SUPPLIED INFORMATION:
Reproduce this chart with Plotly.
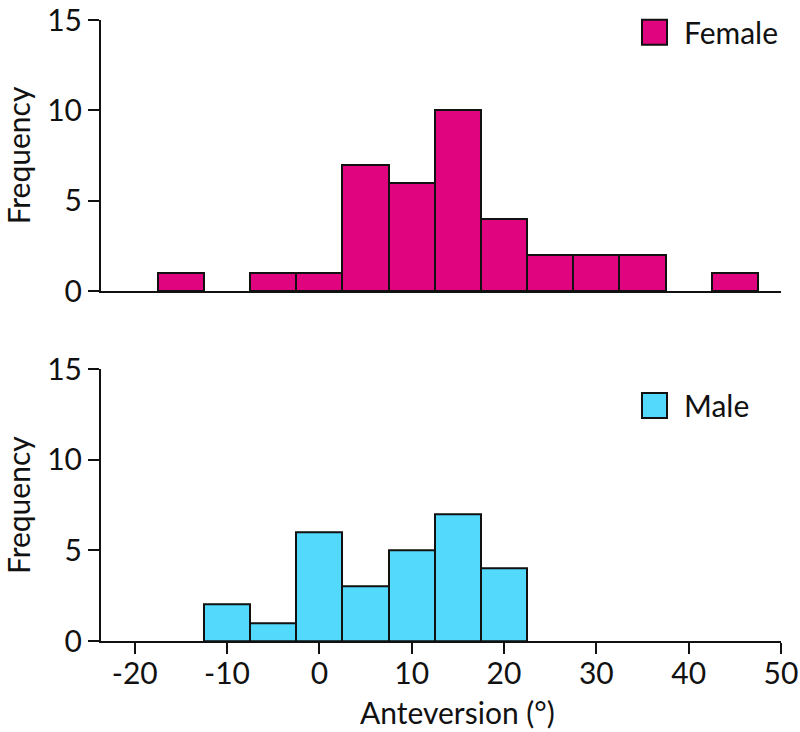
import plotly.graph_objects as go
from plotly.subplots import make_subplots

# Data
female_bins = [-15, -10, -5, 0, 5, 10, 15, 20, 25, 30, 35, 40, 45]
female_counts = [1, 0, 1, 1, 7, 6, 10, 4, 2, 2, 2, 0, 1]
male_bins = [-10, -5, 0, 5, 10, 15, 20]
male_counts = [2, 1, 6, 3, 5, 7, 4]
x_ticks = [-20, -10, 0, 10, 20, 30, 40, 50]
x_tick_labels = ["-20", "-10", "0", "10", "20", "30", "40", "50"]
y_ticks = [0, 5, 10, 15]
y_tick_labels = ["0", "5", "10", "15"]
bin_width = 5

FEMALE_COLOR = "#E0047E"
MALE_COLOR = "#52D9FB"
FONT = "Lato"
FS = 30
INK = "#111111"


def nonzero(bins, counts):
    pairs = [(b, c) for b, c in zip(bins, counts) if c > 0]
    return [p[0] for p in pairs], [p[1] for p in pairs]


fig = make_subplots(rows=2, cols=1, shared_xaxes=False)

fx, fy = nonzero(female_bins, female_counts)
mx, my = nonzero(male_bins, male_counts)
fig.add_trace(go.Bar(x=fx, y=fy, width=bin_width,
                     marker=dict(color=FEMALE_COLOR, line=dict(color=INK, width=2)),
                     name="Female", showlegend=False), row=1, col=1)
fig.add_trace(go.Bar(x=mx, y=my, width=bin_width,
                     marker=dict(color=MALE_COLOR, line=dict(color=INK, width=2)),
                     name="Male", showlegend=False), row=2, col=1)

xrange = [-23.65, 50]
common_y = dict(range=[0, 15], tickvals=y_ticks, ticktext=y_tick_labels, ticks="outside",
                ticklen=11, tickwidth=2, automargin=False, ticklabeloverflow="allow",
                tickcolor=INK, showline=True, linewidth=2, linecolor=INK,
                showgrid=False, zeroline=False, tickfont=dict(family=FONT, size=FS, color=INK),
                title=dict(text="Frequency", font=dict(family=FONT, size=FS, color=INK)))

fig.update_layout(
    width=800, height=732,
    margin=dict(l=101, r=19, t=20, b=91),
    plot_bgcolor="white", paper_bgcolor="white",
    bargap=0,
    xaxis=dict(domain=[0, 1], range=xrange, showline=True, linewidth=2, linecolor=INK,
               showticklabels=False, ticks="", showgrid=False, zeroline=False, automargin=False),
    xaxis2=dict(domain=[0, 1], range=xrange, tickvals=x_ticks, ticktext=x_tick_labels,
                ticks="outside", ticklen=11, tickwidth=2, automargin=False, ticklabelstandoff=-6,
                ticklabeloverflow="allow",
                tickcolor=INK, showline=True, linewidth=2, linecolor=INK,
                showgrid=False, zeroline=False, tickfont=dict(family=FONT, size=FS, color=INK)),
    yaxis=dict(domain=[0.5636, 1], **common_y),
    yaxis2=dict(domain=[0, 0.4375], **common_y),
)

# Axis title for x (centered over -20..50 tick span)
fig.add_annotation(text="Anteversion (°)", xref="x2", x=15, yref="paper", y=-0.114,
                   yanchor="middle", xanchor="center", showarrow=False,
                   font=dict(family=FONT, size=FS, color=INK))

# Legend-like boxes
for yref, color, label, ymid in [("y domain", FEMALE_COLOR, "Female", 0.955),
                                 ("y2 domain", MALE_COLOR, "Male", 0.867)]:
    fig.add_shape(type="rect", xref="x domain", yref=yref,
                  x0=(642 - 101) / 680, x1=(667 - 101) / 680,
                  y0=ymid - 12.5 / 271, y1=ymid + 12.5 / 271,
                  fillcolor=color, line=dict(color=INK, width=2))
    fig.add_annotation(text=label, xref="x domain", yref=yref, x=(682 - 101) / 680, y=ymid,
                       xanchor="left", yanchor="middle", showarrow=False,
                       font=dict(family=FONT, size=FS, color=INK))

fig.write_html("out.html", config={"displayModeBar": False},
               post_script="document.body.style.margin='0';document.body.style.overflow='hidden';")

YOUR TASK: Restate the data above word for word. Do not include the images.

RESPONSE:
Reproduce this chart with Plotly.
import plotly.graph_objects as go
from plotly.subplots import make_subplots

# Data
female_bins = [-15, -10, -5, 0, 5, 10, 15, 20, 25, 30, 35, 40, 45]
female_counts = [1, 0, 1, 1, 7, 6, 10, 4, 2, 2, 2, 0, 1]
male_bins = [-10, -5, 0, 5, 10, 15, 20]
male_counts = [2, 1, 6, 3, 5, 7, 4]
x_ticks = [-20, -10, 0, 10, 20, 30, 40, 50]
x_tick_labels = ["-20", "-10", "0", "10", "20", "30", "40", "50"]
y_ticks = [0, 5, 10, 15]
y_tick_labels = ["0", "5", "10", "15"]
bin_width = 5

FEMALE_COLOR = "#E0047E"
MALE_COLOR = "#52D9FB"
FONT = "Lato"
FS = 30
INK = "#111111"


def nonzero(bins, counts):
    pairs = [(b, c) for b, c in zip(bins, counts) if c > 0]
    return [p[0] for p in pairs], [p[1] for p in pairs]


fig = make_subplots(rows=2, cols=1, shared_xaxes=False)

fx, fy = nonzero(female_bins, female_counts)
mx, my = nonzero(male_bins, male_counts)
fig.add_trace(go.Bar(x=fx, y=fy, width=bin_width,
                     marker=dict(color=FEMALE_COLOR, line=dict(color=INK, width=2)),
                     name="Female", showlegend=False), row=1, col=1)
fig.add_trace(go.Bar(x=mx, y=my, width=bin_width,
                     marker=dict(color=MALE_COLOR, line=dict(color=INK, width=2)),
                     name="Male", showlegend=False), row=2, col=1)

xrange = [-23.65, 50]
common_y = dict(range=[0, 15], tickvals=y_ticks, ticktext=y_tick_labels, ticks="outside",
                ticklen=11, tickwidth=2, automargin=False, ticklabeloverflow="allow",
                tickcolor=INK, showline=True, linewidth=2, linecolor=INK,
                showgrid=False, zeroline=False, tickfont=dict(family=FONT, size=FS, color=INK),
                title=dict(text="Frequency", font=dict(family=FONT, size=FS, color=INK)))

fig.update_layout(
    width=800, height=732,
    margin=dict(l=101, r=19, t=20, b=91),
    plot_bgcolor="white", paper_bgcolor="white",
    bargap=0,
    xaxis=dict(domain=[0, 1], range=xrange, showline=True, linewidth=2, linecolor=INK,
               showticklabels=False, ticks="", showgrid=False, zeroline=False, automargin=False),
    xaxis2=dict(domain=[0, 1], range=xrange, tickvals=x_ticks, ticktext=x_tick_labels,
                ticks="outside", ticklen=11, tickwidth=2, automargin=False, ticklabelstandoff=-6,
                ticklabeloverflow="allow",
                tickcolor=INK, showline=True, linewidth=2, linecolor=INK,
                showgrid=False, zeroline=False, tickfont=dict(family=FONT, size=FS, color=INK)),
    yaxis=dict(domain=[0.5636, 1], **common_y),
    yaxis2=dict(domain=[0, 0.4375], **common_y),
)

# Axis title for x (centered over -20..50 tick span)
fig.add_annotation(text="Anteversion (°)", xref="x2", x=15, yref="paper", y=-0.114,
                   yanchor="middle", xanchor="center", showarrow=False,
                   font=dict(family=FONT, size=FS, color=INK))

# Legend-like boxes
for yref, color, label, ymid in [("y domain", FEMALE_COLOR, "Female", 0.955),
                                 ("y2 domain", MALE_COLOR, "Male", 0.867)]:
    fig.add_shape(type="rect", xref="x domain", yref=yref,
                  x0=(642 - 101) / 680, x1=(667 - 101) / 680,
                  y0=ymid - 12.5 / 271, y1=ymid + 12.5 / 271,
                  fillcolor=color, line=dict(color=INK, width=2))
    fig.add_annotation(text=label, xref="x domain", yref=yref, x=(682 - 101) / 680, y=ymid,
                       xanchor="left", yanchor="middle", showarrow=False,
                       font=dict(family=FONT, size=FS, color=INK))

fig.write_html("out.html", config={"displayModeBar": False},
               post_script="document.body.style.margin='0';document.body.style.overflow='hidden';")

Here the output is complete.